Directions for this task: Reproduce exactly the lines below, from the first one through the line containing "import numpy as np", and omit any pictures.

--------------------------------------------------

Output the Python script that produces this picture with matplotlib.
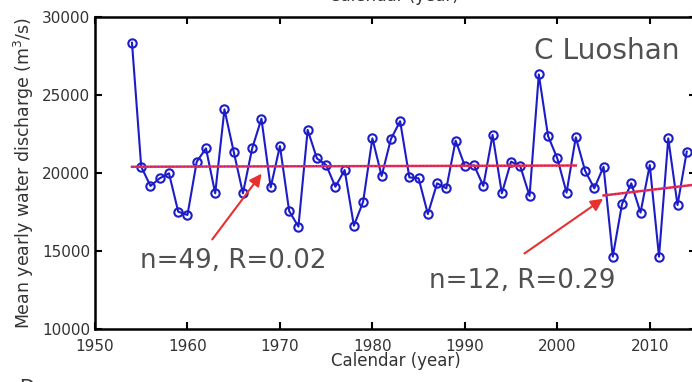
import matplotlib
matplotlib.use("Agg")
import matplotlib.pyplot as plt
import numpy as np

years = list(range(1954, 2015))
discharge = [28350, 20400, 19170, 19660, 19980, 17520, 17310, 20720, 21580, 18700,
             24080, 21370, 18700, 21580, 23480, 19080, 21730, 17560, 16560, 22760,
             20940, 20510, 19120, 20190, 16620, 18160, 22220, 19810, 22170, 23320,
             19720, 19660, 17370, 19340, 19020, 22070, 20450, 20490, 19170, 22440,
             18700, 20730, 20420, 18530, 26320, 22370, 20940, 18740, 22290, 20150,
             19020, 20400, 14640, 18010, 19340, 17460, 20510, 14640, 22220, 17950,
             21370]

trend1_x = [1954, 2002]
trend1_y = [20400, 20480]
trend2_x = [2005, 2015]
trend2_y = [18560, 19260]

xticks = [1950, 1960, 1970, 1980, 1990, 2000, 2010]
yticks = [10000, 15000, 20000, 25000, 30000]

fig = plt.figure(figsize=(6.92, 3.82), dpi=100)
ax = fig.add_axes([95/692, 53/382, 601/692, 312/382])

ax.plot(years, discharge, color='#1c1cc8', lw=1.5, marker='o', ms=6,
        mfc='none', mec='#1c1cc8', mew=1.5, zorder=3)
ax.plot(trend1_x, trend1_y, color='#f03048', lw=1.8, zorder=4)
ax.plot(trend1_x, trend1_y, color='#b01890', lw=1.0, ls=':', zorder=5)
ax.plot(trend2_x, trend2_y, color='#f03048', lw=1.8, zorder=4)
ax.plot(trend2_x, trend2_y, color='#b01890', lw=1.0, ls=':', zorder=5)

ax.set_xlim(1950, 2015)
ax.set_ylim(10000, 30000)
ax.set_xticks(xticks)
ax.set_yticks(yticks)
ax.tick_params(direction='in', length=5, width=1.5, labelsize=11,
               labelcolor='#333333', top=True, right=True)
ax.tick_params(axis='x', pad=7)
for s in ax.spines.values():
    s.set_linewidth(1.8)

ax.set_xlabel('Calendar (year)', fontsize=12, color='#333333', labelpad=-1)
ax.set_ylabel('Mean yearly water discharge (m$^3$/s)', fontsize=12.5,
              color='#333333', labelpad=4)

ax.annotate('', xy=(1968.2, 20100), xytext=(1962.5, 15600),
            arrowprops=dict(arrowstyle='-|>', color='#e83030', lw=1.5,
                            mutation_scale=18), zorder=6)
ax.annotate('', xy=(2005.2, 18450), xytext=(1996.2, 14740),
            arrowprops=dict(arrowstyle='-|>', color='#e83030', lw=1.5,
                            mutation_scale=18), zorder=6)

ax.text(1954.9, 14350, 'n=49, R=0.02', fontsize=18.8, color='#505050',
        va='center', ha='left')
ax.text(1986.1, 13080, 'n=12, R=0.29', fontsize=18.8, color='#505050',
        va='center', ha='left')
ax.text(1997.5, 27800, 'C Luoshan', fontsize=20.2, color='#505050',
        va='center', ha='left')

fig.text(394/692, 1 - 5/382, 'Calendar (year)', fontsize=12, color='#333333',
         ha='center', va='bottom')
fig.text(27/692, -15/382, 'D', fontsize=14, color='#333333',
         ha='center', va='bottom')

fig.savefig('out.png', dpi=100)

--------------------------------------------------

Response:
Output the Python script that produces this picture with matplotlib.
import matplotlib
matplotlib.use("Agg")
import matplotlib.pyplot as plt
import numpy as np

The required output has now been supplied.